The mobile crane features a 96m tower and 96m extending luffing boom, which will enable it to reach the remaining wreckage at the very top of the residential tower. Select Plant Hire is working with Brookfield Multiplex to remove the damaged crane.

CN understands the damaged Comedil tower crane is owned by main contractor Brookfield Multiplex, although the firm has not responded to questions on the crane or plans to remove it.

“We are taking down the jib and everything today,” he said. “There’s only one crane in the country that’s big enough to get it out and that’s been travelling overnight down from the north.”

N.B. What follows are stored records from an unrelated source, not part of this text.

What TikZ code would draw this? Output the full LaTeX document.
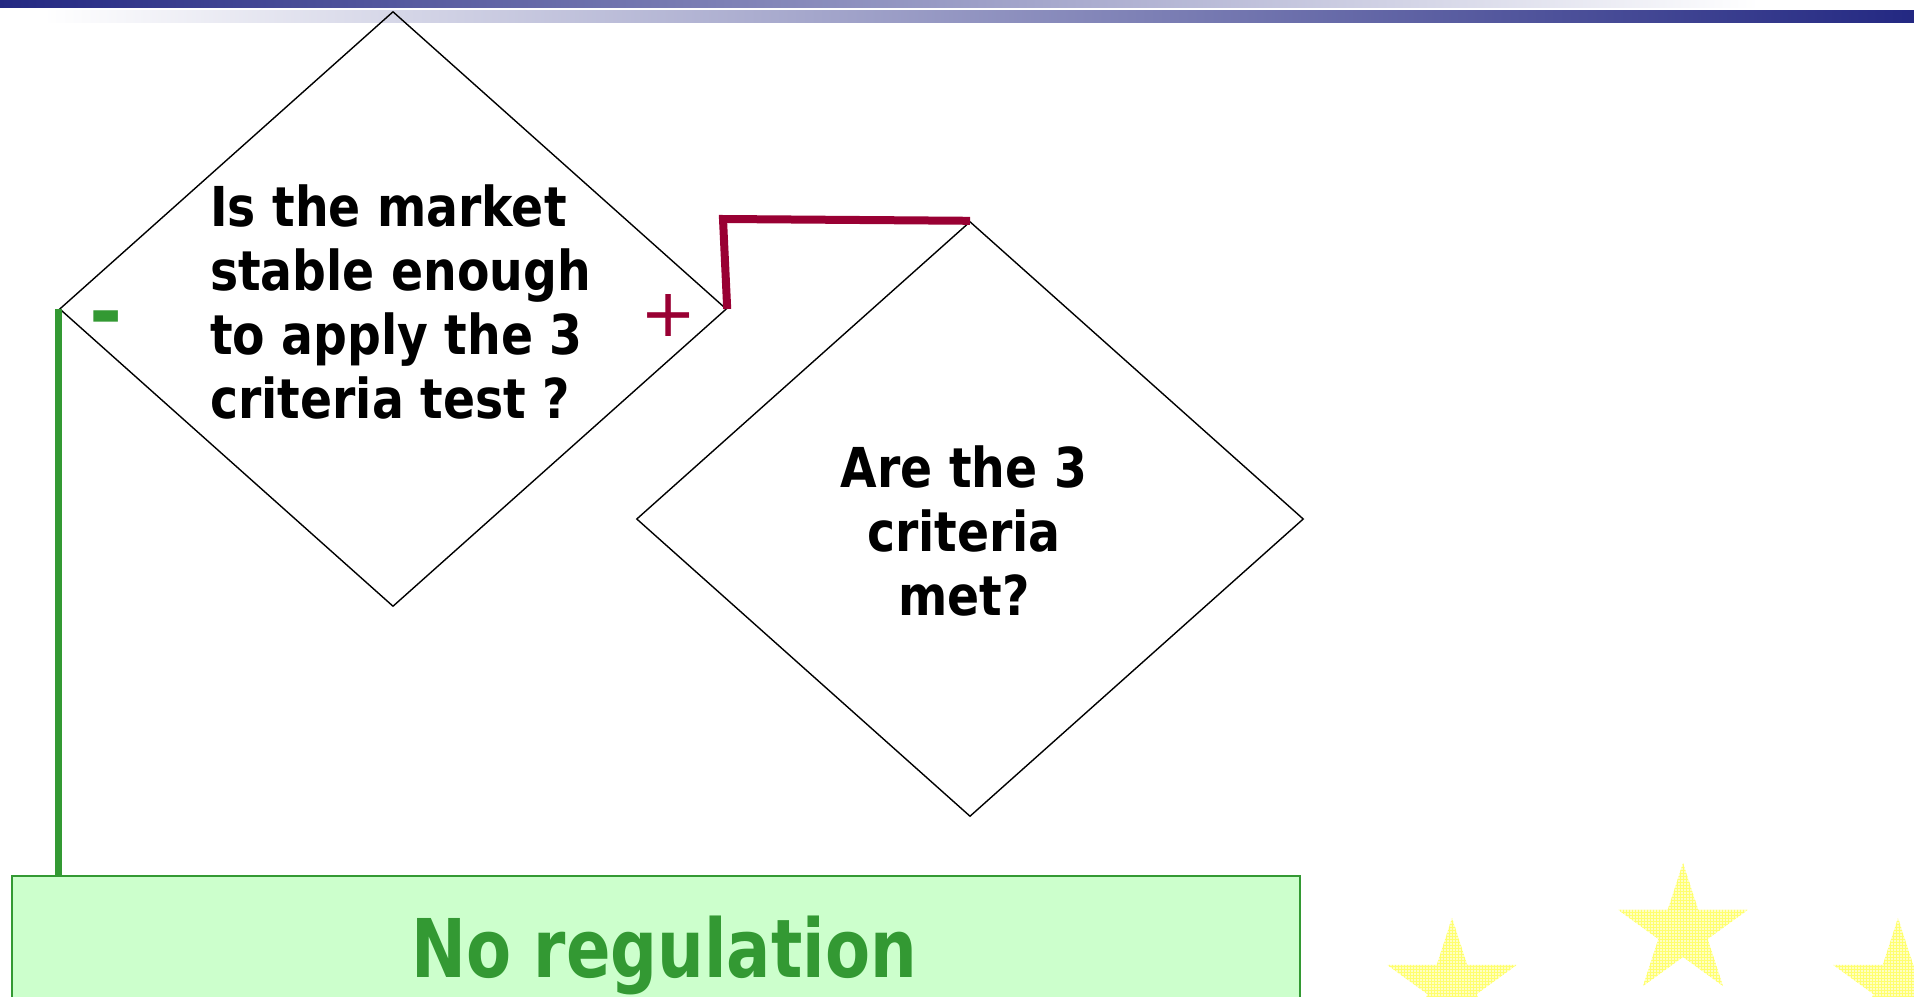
\documentclass[tikz,border=0pt]{standalone}
\usepackage{fontspec}
\setmainfont{DejaVu Sans}[FakeStretch=0.86]
\newfontfamily\signfont{DejaVu Sans}
\newfontfamily\nrfont{DejaVu Sans}[FakeStretch=0.81]
\usetikzlibrary{shapes.geometric,patterns}
\definecolor{navy}{RGB}{35,40,130}
\definecolor{crim}{RGB}{153,0,51}
\definecolor{grn}{RGB}{51,153,51}
\definecolor{lgrn}{RGB}{204,255,204}
\definecolor{stary}{RGB}{255,255,195}
\definecolor{stargrid}{RGB}{255,255,110}
\begin{document}
\begin{tikzpicture}[x=1pt,y=-1pt,
  question/.style={diamond, draw=black, line width=1.4pt, minimum width=667pt, minimum height=595pt, inner sep=0pt},
  qtext/.style={inner sep=0pt, font=\fontsize{55}{64}\selectfont\bfseries},
  yesline/.style={draw=crim, line width=8pt},
  noline/.style={draw=grn, line width=7pt},
  outbox/.style={rectangle, draw=grn, line width=1.5pt, fill=lgrn, inner sep=0pt, minimum width=1288pt, minimum height=160pt, anchor=north west},
  starsty/.style={star, star points=5, star point ratio=2.618, minimum size=136pt, inner sep=0pt, preaction={fill=stary}, pattern=grid, pattern color=stargrid}
]
\useasboundingbox (0,0) rectangle (1914,996);
% top bars
\shade[left color=navy, right color=white] (0,0) rectangle (1758,7);
\shade[left color=white, right color=navy] (43,10) rectangle (1914,22);

% diamonds
\node[question] (d1) at (393,309) {};
\node[question] (d2) at (970,519) {};

\node[qtext, align=left, anchor=north west] (t1) at (210,185) {Is the market\\stable enough\\to apply the 3\\criteria test ?};
\node[qtext, align=center, anchor=north] (t2) at (964,446) {Are the 3\\criteria\\met?};

% box
\node[outbox] (nobox) at (11,875) {};
\node[inner sep=0pt, anchor=base, text=grn, font=\nrfont\fontsize{81}{90}\selectfont\bfseries] (nr) at (664,977) {No regulation};

% connectors
\draw[noline] (d1.west) -- (d1.west |- nobox.north);
\coordinate (rc) at (723,219);
\draw[yesline] (d1.east) -- (rc) -- (d2.north);

% signs
\node[text=grn, inner sep=0pt, font=\signfont\fontsize{80}{80}\selectfont\bfseries] (minus) at (106,325) {-};
\node[text=crim, inner sep=0pt, font=\signfont\fontsize{67}{67}\selectfont] (plus) at (669,315) {+};

% stars
\node[starsty] (s1) at (1452,986) {};
\node[starsty] (s2) at (1683,931) {};
\node[starsty] (s3) at (1898,986) {};
\end{tikzpicture}
\end{document}
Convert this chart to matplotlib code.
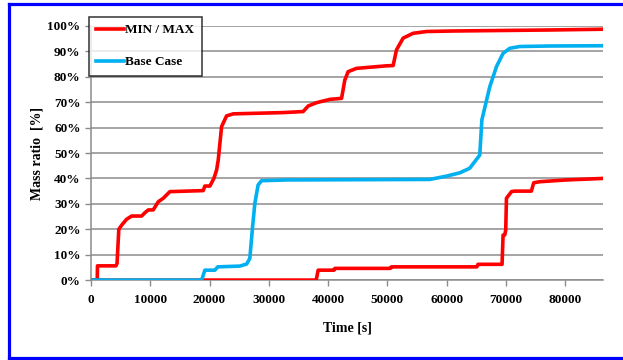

Experts from the Health and Safety Executive will be on hand to monitor work on the crane as the agency works with the Air Incident Investigation Branch of the Civil Aviation Authority to determine “whether those in charge of the construction site discharged their legal duties”.

Two people died during the incident at about 8am yesterday, the lone pilot and a pedestrian. The pilot has been named as freelancer Captain Pete Barnes, a pilot with around 10,000 hours experience who had flown as a camera ship and action vehicle for films including Saving Private Ryan.

The Met Police said there were no fatalities on the crane itself, and that while construction workers were on the site at the time, they weren’t among the injured.

The helicopter was understood to be commercially operated on a scheduled flight from Surrey.

Metropolitan Police Commissioner Bernard Hogan-Howe said the force believes the helicopter had been diverted to Battersea helipad during its flight.

The tower is being developed by Berkeley subsidiary St George, and was scheduled for completion this year.

An investigation into the incident will consider whether there was sufficient lighting on top of the tower. Prime Minister David Cameron said the rules on flights over London should be reviewed.

Mayor of London Boris Johnson told reporters last night: “We are very confident that the crane is now secure and that that problem will be sorted out shortly.”